**What is required**
Read the material below and tally how many lines hold the word "drawn", giving the number and nothing else.

--- Start Records shown ---

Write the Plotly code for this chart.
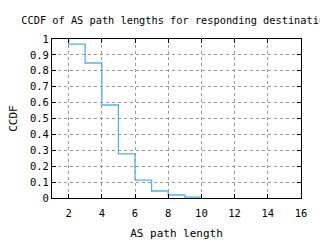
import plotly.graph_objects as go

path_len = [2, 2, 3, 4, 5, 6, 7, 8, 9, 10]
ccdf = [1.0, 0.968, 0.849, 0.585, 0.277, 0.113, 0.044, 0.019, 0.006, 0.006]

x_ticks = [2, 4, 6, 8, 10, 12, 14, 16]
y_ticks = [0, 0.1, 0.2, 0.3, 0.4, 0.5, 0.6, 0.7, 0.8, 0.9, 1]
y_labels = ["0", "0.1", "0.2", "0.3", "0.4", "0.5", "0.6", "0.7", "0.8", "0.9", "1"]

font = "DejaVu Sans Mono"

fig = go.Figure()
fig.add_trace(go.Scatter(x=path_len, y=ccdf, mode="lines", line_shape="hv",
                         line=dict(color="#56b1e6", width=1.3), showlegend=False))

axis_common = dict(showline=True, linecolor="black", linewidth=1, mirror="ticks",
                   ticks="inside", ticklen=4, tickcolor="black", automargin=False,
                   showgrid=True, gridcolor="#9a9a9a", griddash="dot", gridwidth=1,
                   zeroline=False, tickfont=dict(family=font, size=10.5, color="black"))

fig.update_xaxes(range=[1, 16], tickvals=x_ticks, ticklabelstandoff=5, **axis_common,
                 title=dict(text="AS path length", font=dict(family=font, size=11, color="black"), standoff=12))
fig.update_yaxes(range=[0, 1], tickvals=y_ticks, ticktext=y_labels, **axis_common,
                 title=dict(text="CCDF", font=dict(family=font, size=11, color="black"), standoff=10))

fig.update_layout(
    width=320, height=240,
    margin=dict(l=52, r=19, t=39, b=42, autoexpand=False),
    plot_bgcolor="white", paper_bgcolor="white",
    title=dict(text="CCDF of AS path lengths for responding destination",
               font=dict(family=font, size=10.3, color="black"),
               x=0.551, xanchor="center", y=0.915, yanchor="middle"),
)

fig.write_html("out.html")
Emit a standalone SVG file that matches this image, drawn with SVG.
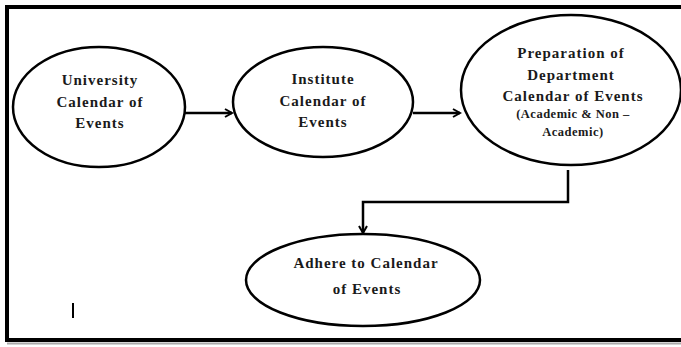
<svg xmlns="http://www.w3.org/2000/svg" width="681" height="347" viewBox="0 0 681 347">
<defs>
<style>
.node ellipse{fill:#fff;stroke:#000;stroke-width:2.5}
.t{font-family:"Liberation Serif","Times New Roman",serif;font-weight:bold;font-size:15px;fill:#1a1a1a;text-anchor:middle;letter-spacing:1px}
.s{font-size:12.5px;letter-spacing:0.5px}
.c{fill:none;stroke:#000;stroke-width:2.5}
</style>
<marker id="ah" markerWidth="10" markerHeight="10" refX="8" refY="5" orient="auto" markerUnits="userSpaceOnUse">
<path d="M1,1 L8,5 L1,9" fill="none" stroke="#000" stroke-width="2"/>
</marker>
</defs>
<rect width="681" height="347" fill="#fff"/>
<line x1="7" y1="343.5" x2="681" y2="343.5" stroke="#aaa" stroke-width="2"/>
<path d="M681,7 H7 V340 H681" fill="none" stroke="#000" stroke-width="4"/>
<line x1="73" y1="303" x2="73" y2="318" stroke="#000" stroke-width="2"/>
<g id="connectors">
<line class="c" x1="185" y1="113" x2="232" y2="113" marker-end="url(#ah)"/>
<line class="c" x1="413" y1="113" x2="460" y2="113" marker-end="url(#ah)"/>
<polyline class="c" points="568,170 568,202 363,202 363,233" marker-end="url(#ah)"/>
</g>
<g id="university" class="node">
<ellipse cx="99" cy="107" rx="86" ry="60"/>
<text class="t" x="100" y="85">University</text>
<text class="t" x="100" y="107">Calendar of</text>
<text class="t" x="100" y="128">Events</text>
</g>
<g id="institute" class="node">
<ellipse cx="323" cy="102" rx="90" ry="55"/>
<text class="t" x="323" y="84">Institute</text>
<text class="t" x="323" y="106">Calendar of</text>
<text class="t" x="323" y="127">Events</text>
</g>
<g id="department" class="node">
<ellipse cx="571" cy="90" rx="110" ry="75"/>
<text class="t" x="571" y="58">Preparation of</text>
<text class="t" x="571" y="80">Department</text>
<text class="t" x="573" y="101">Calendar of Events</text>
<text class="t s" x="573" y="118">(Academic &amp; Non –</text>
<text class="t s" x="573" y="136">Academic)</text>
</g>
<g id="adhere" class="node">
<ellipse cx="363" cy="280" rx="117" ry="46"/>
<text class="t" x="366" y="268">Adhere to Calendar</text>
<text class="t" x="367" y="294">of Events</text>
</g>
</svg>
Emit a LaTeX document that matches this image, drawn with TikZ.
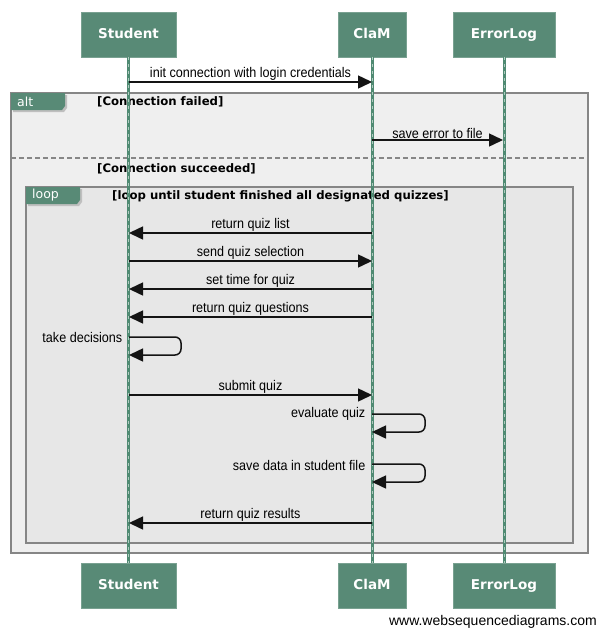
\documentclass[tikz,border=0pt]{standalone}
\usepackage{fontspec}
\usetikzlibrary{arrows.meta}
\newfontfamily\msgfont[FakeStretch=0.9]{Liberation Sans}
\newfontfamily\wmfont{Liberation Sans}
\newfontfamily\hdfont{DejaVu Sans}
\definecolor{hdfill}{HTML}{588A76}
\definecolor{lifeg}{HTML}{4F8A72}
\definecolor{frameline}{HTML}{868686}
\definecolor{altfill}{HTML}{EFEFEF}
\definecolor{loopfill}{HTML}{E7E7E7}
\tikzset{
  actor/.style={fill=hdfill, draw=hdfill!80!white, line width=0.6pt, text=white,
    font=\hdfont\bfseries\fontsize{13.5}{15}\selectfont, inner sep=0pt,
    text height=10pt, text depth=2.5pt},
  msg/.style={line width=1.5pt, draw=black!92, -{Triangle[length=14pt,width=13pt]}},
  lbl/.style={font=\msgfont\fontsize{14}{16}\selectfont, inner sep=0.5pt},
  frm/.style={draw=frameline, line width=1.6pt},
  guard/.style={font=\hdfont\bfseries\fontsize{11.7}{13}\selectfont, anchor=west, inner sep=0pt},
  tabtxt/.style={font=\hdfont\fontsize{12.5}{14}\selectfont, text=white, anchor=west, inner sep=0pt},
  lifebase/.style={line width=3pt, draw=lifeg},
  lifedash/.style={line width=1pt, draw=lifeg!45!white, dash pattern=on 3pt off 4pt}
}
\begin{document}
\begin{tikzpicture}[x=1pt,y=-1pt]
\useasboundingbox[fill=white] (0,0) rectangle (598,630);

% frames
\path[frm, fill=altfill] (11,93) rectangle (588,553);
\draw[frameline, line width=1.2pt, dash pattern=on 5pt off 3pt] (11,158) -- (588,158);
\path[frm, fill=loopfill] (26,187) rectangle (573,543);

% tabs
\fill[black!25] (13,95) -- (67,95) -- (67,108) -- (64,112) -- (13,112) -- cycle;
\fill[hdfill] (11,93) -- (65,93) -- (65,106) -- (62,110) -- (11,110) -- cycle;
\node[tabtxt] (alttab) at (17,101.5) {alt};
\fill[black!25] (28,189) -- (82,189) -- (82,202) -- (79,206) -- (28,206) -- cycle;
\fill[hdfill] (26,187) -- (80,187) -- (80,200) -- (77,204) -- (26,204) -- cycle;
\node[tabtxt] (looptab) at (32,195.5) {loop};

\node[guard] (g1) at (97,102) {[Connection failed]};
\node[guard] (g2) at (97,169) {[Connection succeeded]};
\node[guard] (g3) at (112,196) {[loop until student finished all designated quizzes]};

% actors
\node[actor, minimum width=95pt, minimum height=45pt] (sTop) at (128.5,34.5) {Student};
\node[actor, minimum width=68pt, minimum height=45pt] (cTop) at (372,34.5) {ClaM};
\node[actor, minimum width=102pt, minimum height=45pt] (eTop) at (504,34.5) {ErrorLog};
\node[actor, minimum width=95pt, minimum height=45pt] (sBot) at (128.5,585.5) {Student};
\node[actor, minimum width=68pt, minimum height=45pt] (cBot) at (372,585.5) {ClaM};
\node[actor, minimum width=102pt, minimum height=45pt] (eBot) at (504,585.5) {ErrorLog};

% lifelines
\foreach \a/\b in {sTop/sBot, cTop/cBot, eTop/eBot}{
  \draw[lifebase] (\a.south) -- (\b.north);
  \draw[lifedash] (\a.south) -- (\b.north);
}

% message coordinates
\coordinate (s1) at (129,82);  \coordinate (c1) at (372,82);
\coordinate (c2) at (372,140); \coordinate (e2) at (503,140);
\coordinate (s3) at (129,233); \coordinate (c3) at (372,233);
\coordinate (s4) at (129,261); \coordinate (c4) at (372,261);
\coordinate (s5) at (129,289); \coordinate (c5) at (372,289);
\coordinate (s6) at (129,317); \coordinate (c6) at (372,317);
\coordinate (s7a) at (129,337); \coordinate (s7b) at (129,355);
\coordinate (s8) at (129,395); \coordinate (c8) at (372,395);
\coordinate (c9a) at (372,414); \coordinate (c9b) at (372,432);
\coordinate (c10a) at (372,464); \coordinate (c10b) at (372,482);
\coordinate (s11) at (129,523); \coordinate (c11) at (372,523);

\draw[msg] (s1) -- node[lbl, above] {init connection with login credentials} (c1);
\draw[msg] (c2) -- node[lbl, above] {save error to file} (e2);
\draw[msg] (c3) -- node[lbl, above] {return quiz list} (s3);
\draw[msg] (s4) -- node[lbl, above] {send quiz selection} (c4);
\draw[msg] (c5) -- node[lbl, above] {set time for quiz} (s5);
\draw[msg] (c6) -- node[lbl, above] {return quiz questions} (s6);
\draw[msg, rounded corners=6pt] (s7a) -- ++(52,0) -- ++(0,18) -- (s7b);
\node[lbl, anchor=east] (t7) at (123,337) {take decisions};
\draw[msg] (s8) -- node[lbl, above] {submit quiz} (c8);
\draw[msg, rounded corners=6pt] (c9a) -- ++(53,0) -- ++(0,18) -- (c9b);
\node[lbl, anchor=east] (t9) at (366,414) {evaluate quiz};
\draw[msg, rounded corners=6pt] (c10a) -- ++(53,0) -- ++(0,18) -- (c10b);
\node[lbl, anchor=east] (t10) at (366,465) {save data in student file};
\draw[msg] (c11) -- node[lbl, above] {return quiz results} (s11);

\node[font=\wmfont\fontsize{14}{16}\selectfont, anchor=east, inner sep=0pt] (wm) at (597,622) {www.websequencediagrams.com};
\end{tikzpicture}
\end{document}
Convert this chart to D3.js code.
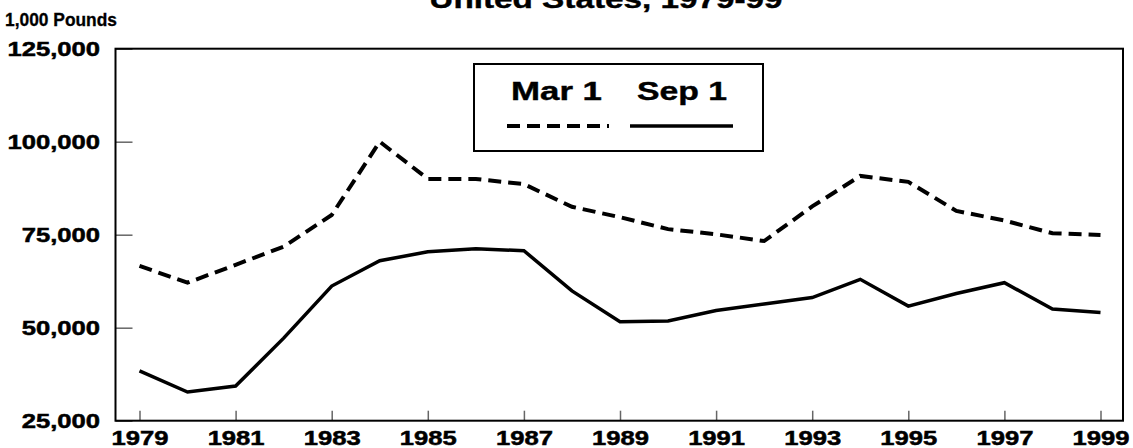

--- End Records shown ---

**Finished exercise**
2